→ **Objective**: Show every line that has the string "LaTeX" in it.

→ **Supplied material**:
________________________________________

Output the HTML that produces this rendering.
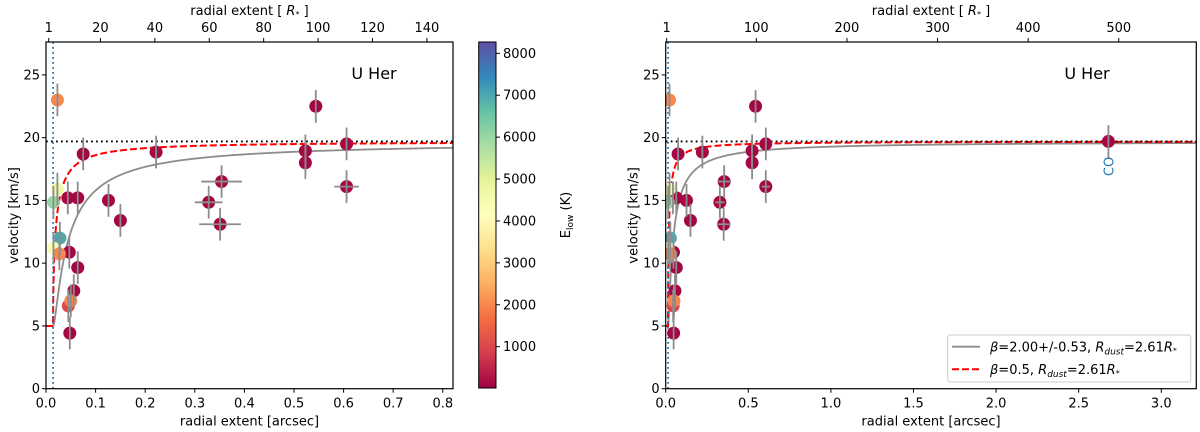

________________________________________

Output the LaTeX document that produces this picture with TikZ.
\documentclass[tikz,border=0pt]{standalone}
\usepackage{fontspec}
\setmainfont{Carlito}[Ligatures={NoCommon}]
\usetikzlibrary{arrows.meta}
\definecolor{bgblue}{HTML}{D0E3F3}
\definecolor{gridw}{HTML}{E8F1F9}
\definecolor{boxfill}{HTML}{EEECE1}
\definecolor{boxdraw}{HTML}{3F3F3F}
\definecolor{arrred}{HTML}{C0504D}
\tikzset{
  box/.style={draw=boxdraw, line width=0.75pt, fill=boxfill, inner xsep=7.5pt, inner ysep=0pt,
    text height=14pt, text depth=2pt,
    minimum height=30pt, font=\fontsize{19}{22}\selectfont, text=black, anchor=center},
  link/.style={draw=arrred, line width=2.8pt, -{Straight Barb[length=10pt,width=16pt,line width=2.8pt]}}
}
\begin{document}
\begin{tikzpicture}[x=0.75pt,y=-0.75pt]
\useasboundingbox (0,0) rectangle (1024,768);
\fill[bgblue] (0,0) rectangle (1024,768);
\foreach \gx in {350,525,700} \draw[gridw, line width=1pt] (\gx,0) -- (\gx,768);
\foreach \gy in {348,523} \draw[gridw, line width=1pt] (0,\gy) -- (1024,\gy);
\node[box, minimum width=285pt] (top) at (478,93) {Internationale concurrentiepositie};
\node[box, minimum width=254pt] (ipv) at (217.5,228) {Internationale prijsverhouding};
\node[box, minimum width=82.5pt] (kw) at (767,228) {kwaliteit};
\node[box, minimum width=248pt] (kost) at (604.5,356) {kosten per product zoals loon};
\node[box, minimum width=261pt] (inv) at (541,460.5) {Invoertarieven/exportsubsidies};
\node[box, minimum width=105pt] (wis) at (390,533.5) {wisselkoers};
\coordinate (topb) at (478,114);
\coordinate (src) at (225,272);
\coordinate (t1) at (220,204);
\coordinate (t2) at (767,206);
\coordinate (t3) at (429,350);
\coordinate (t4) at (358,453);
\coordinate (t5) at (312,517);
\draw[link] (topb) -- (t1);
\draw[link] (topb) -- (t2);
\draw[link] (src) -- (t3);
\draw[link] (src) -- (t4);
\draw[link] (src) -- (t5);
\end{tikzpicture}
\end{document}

________________________________________

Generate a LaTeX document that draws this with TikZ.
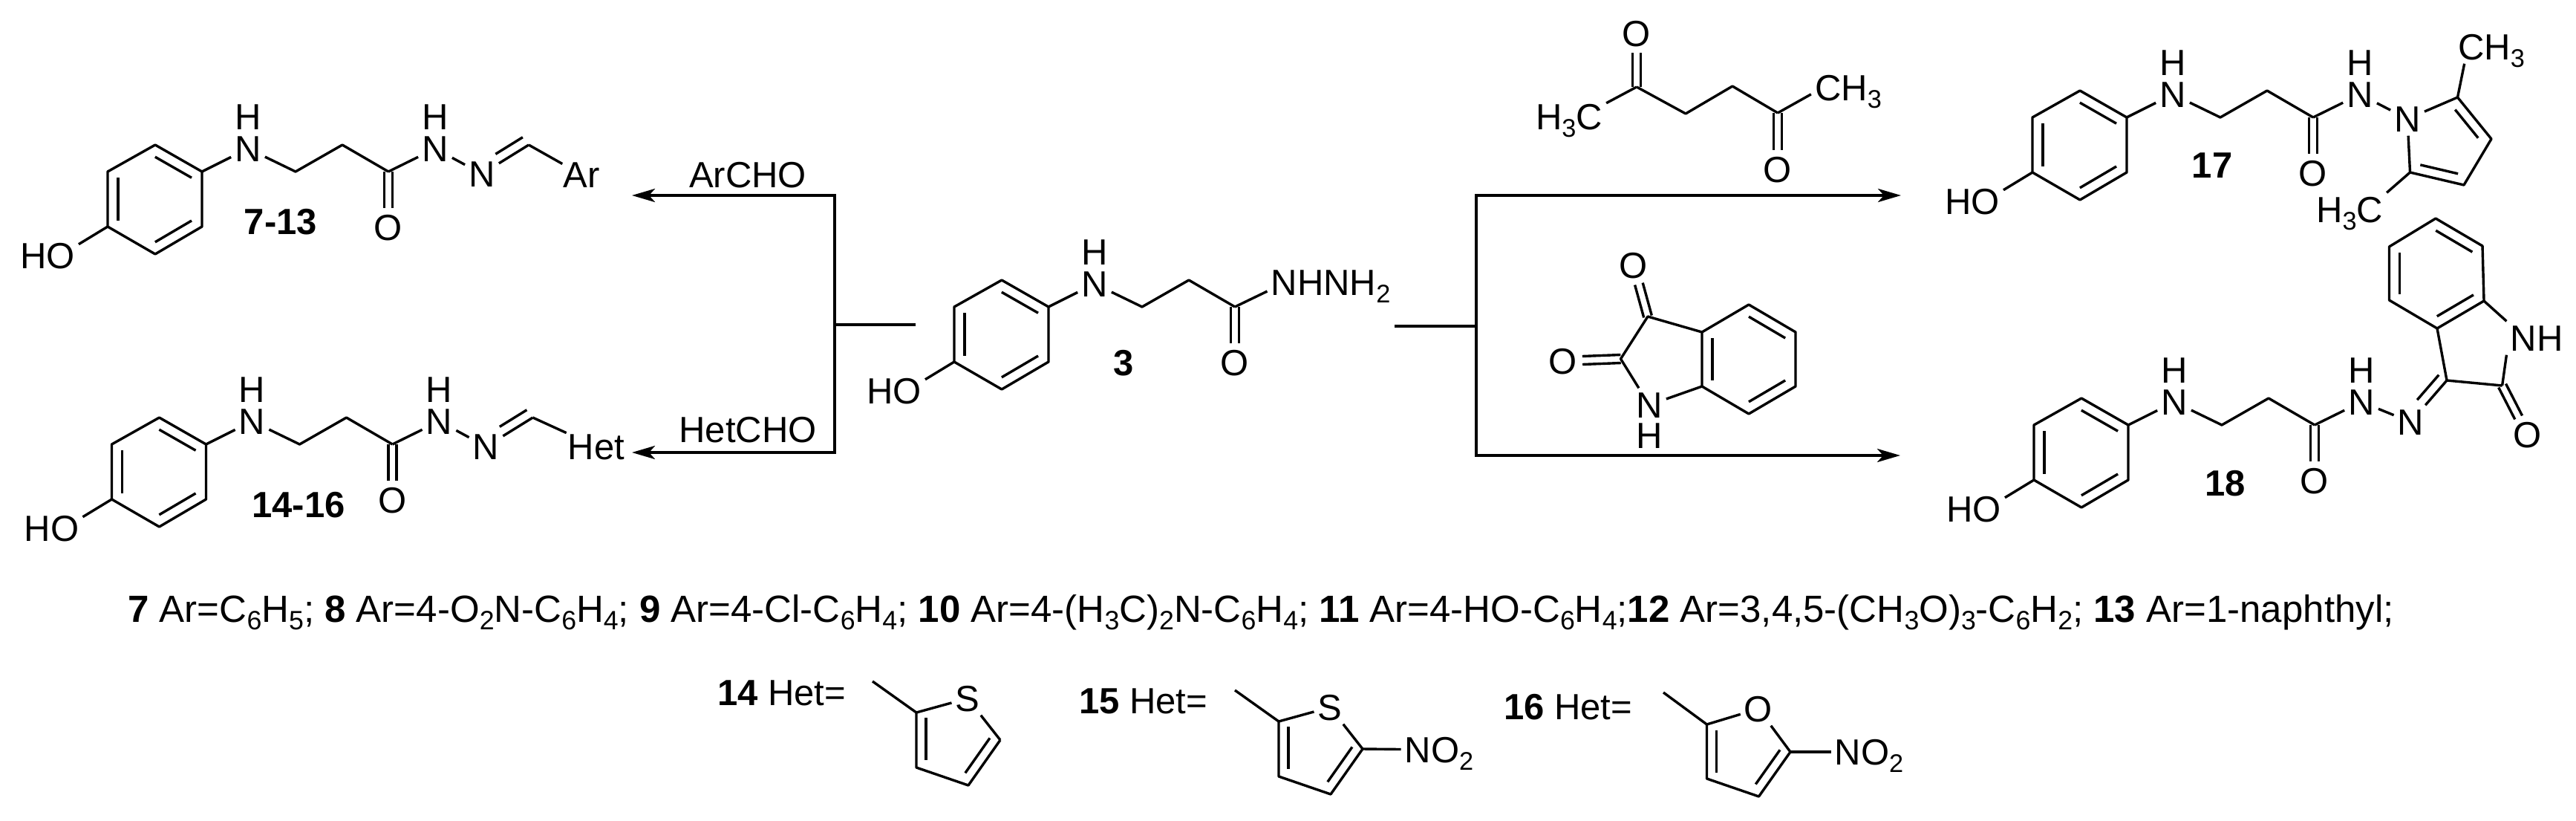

________________________________________

→ **Response**:
Output the LaTeX document that produces this picture with TikZ.
Generate a LaTeX document that draws this with TikZ.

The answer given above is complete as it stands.